» Stated task
Retype the whole listing verbatim and keep the pictures out of it.

— start Dataset excerpt —

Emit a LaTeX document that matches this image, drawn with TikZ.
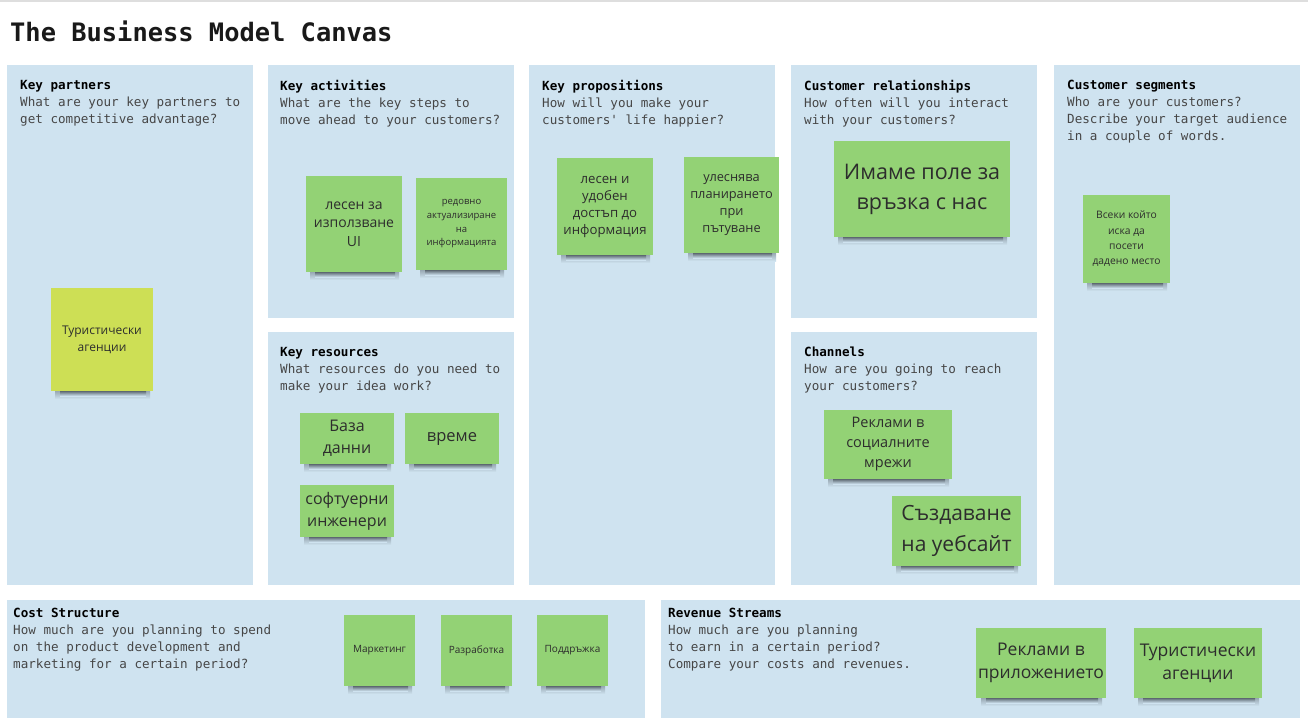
\documentclass[tikz,border=0pt]{standalone}
\usepackage{fontspec}
\newfontfamily\monof{DejaVu Sans Mono}
\newfontfamily\osans{Open Sans}
\definecolor{panelbg}{RGB}{207,227,240}
\definecolor{stgreen}{RGB}{147,210,117}
\definecolor{styellow}{RGB}{205,223,85}
\definecolor{sttext}{RGB}{45,45,45}
\definecolor{desctext}{RGB}{70,70,70}
\definecolor{toprule}{RGB}{222,222,222}
\definecolor{shadowdark}{RGB}{70,80,88}
\tikzset{
  panel/.style={fill=panelbg, draw=none},
  paneltext/.style={anchor=north west, inner sep=0pt, align=left, text=desctext,
    font=\monof\fontsize{12.6}{17}\selectfont},
  stickybox/.style={draw=none, inner sep=2pt, align=center, text=sttext},
  shadowA/.style={top color=shadowdark, bottom color=panelbg, draw=none},
  shadowB/.style={top color=shadowdark!45!panelbg, bottom color=panelbg, draw=none},
}
% #1 name #2 x1 #3 y1 #4 x2 #5 y2 #6 size #7 leading #8 colour #9 text
\newcommand\stk[9]{%
  \shade[shadowB] ({#2+4},{#5-1}) rectangle ({#4-3},{#5+8});
  \shade[shadowA] ({#2+9},{#5-1}) rectangle ({#4-7},{#5+5});
  \node[stickybox, fill=#8, minimum width={(#4-#2)*1pt}, minimum height={(#5-#3)*1pt},
    font=\osans\fontsize{#6}{#7}\selectfont] (#1) at ({(#2+#4)/2},{(#3+#5)/2}) {#9};%
}
\begin{document}
\begin{tikzpicture}[x=1pt,y=-1pt]
\useasboundingbox (0,0) rectangle (1308,722);
\fill[white] (0,0) rectangle (1308,722);
\fill[toprule] (0,0) rectangle (1308,2);

\node[anchor=base west, inner sep=0pt, text=black!90, font=\monof\bfseries\fontsize{25.4}{30}\selectfont] (title) at (10,42) {The Business Model Canvas};

% panels
\path[panel] (7,65) rectangle (253,585);
\path[panel] (268,65) rectangle (514,318);
\path[panel] (268,332) rectangle (514,585);
\path[panel] (529,65) rectangle (775,585);
\path[panel] (791,65) rectangle (1037,318);
\path[panel] (791,332) rectangle (1037,585);
\path[panel] (1054,65) rectangle (1300,585);
\path[panel] (7,600) rectangle (645,718);
\path[panel] (661,600) rectangle (1300,718);

% panel texts
\node[paneltext] (kp) at (20,80) {\textcolor{black}{\bfseries Key partners}\\What are your key partners to\\get competitive advantage?};
\node[paneltext] (ka) at (280,80) {\textcolor{black}{\bfseries Key activities}\\What are the key steps to\\move ahead to your customers?};
\node[paneltext] (kr) at (280,347) {\textcolor{black}{\bfseries Key resources}\\What resources do you need to\\make your idea work?};
\node[paneltext] (kpr) at (542,80) {\textcolor{black}{\bfseries Key propositions}\\How will you make your\\customers' life happier?};
\node[paneltext] (cr) at (804,80) {\textcolor{black}{\bfseries Customer relationships}\\How often will you interact\\with your customers?};
\node[paneltext] (ch) at (804,347) {\textcolor{black}{\bfseries Channels}\\How are you going to reach\\your customers?};
\node[paneltext] (cs) at (1067,80) {\textcolor{black}{\bfseries Customer segments}\\Who are your customers?\\Describe your target audience\\in a couple of words.};
\node[paneltext] (cost) at (13,608) {\textcolor{black}{\bfseries Cost Structure}\\How much are you planning to spend\\on the product development and\\marketing for a certain period?};
\node[paneltext] (rev) at (668,608) {\textcolor{black}{\bfseries Revenue Streams}\\How much are you planning\\to earn in a certain period?\\Compare your costs and revenues.};

% stickies
\stk{s1}{51}{288}{153}{391}{12}{17}{styellow}{Туристически\\агенции}
\stk{s2}{306}{176}{402}{272}{14}{18.5}{stgreen}{лесен за\\използване\\UI}
\stk{s3}{416}{178}{507}{270}{9.5}{13.7}{stgreen}{редовно\\актуализиране\\на\\информацията}
\stk{s4}{557}{158}{653}{255}{13.2}{17}{stgreen}{лесен и\\удобен\\достъп до\\информация}
\stk{s5}{684}{157}{779}{253}{12.8}{17}{stgreen}{улеснява\\планирането\\при\\пътуване}
\stk{s6}{834}{141}{1010}{237}{21.5}{30}{stgreen}{Имаме поле за\\връзка с нас}
\stk{s7}{1083}{195}{1170}{283}{10.3}{15.3}{stgreen}{Всеки който\\иска да\\посети\\дадено место}
\stk{s8}{300}{413}{394}{464}{16}{22}{stgreen}{База\\данни}
\stk{s9}{405}{413}{499}{464}{16.5}{22}{stgreen}{време}
\stk{s10}{300}{485}{394}{537}{16}{22}{stgreen}{софтуерни\\инженери}
\stk{s11}{824}{410}{952}{479}{14.5}{20}{stgreen}{Реклами в\\социалните\\мрежи}
\stk{s12}{892}{496}{1021}{566}{21}{31}{stgreen}{Създаване\\на уебсайт}
\stk{s13}{344}{615}{415}{686}{10}{12}{stgreen}{Маркетинг}
\stk{s14}{441}{615}{512}{686}{10}{12}{stgreen}{Разработка}
\stk{s15}{537}{615}{608}{686}{10}{12}{stgreen}{Поддръжка}
\stk{s16}{977}{628}{1105}{698}{17.5}{23}{stgreen}{Реклами в\\приложението}
\stk{s17}{1134}{628}{1262}{698}{17.5}{23}{stgreen}{Туристически\\агенции}
\end{tikzpicture}
\end{document}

— end Dataset excerpt —

» Result of this task
Emit a LaTeX document that matches this image, drawn with TikZ.
\documentclass[tikz,border=0pt]{standalone}
\usepackage{fontspec}
\newfontfamily\monof{DejaVu Sans Mono}
\newfontfamily\osans{Open Sans}
\definecolor{panelbg}{RGB}{207,227,240}
\definecolor{stgreen}{RGB}{147,210,117}
\definecolor{styellow}{RGB}{205,223,85}
\definecolor{sttext}{RGB}{45,45,45}
\definecolor{desctext}{RGB}{70,70,70}
\definecolor{toprule}{RGB}{222,222,222}
\definecolor{shadowdark}{RGB}{70,80,88}
\tikzset{
  panel/.style={fill=panelbg, draw=none},
  paneltext/.style={anchor=north west, inner sep=0pt, align=left, text=desctext,
    font=\monof\fontsize{12.6}{17}\selectfont},
  stickybox/.style={draw=none, inner sep=2pt, align=center, text=sttext},
  shadowA/.style={top color=shadowdark, bottom color=panelbg, draw=none},
  shadowB/.style={top color=shadowdark!45!panelbg, bottom color=panelbg, draw=none},
}
% #1 name #2 x1 #3 y1 #4 x2 #5 y2 #6 size #7 leading #8 colour #9 text
\newcommand\stk[9]{%
  \shade[shadowB] ({#2+4},{#5-1}) rectangle ({#4-3},{#5+8});
  \shade[shadowA] ({#2+9},{#5-1}) rectangle ({#4-7},{#5+5});
  \node[stickybox, fill=#8, minimum width={(#4-#2)*1pt}, minimum height={(#5-#3)*1pt},
    font=\osans\fontsize{#6}{#7}\selectfont] (#1) at ({(#2+#4)/2},{(#3+#5)/2}) {#9};%
}
\begin{document}
\begin{tikzpicture}[x=1pt,y=-1pt]
\useasboundingbox (0,0) rectangle (1308,722);
\fill[white] (0,0) rectangle (1308,722);
\fill[toprule] (0,0) rectangle (1308,2);

\node[anchor=base west, inner sep=0pt, text=black!90, font=\monof\bfseries\fontsize{25.4}{30}\selectfont] (title) at (10,42) {The Business Model Canvas};

% panels
\path[panel] (7,65) rectangle (253,585);
\path[panel] (268,65) rectangle (514,318);
\path[panel] (268,332) rectangle (514,585);
\path[panel] (529,65) rectangle (775,585);
\path[panel] (791,65) rectangle (1037,318);
\path[panel] (791,332) rectangle (1037,585);
\path[panel] (1054,65) rectangle (1300,585);
\path[panel] (7,600) rectangle (645,718);
\path[panel] (661,600) rectangle (1300,718);

% panel texts
\node[paneltext] (kp) at (20,80) {\textcolor{black}{\bfseries Key partners}\\What are your key partners to\\get competitive advantage?};
\node[paneltext] (ka) at (280,80) {\textcolor{black}{\bfseries Key activities}\\What are the key steps to\\move ahead to your customers?};
\node[paneltext] (kr) at (280,347) {\textcolor{black}{\bfseries Key resources}\\What resources do you need to\\make your idea work?};
\node[paneltext] (kpr) at (542,80) {\textcolor{black}{\bfseries Key propositions}\\How will you make your\\customers' life happier?};
\node[paneltext] (cr) at (804,80) {\textcolor{black}{\bfseries Customer relationships}\\How often will you interact\\with your customers?};
\node[paneltext] (ch) at (804,347) {\textcolor{black}{\bfseries Channels}\\How are you going to reach\\your customers?};
\node[paneltext] (cs) at (1067,80) {\textcolor{black}{\bfseries Customer segments}\\Who are your customers?\\Describe your target audience\\in a couple of words.};
\node[paneltext] (cost) at (13,608) {\textcolor{black}{\bfseries Cost Structure}\\How much are you planning to spend\\on the product development and\\marketing for a certain period?};
\node[paneltext] (rev) at (668,608) {\textcolor{black}{\bfseries Revenue Streams}\\How much are you planning\\to earn in a certain period?\\Compare your costs and revenues.};

% stickies
\stk{s1}{51}{288}{153}{391}{12}{17}{styellow}{Туристически\\агенции}
\stk{s2}{306}{176}{402}{272}{14}{18.5}{stgreen}{лесен за\\използване\\UI}
\stk{s3}{416}{178}{507}{270}{9.5}{13.7}{stgreen}{редовно\\актуализиране\\на\\информацията}
\stk{s4}{557}{158}{653}{255}{13.2}{17}{stgreen}{лесен и\\удобен\\достъп до\\информация}
\stk{s5}{684}{157}{779}{253}{12.8}{17}{stgreen}{улеснява\\планирането\\при\\пътуване}
\stk{s6}{834}{141}{1010}{237}{21.5}{30}{stgreen}{Имаме поле за\\връзка с нас}
\stk{s7}{1083}{195}{1170}{283}{10.3}{15.3}{stgreen}{Всеки който\\иска да\\посети\\дадено место}
\stk{s8}{300}{413}{394}{464}{16}{22}{stgreen}{База\\данни}
\stk{s9}{405}{413}{499}{464}{16.5}{22}{stgreen}{време}
\stk{s10}{300}{485}{394}{537}{16}{22}{stgreen}{софтуерни\\инженери}
\stk{s11}{824}{410}{952}{479}{14.5}{20}{stgreen}{Реклами в\\социалните\\мрежи}
\stk{s12}{892}{496}{1021}{566}{21}{31}{stgreen}{Създаване\\на уебсайт}
\stk{s13}{344}{615}{415}{686}{10}{12}{stgreen}{Маркетинг}
\stk{s14}{441}{615}{512}{686}{10}{12}{stgreen}{Разработка}
\stk{s15}{537}{615}{608}{686}{10}{12}{stgreen}{Поддръжка}
\stk{s16}{977}{628}{1105}{698}{17.5}{23}{stgreen}{Реклами в\\приложението}
\stk{s17}{1134}{628}{1262}{698}{17.5}{23}{stgreen}{Туристически\\агенции}
\end{tikzpicture}
\end{document}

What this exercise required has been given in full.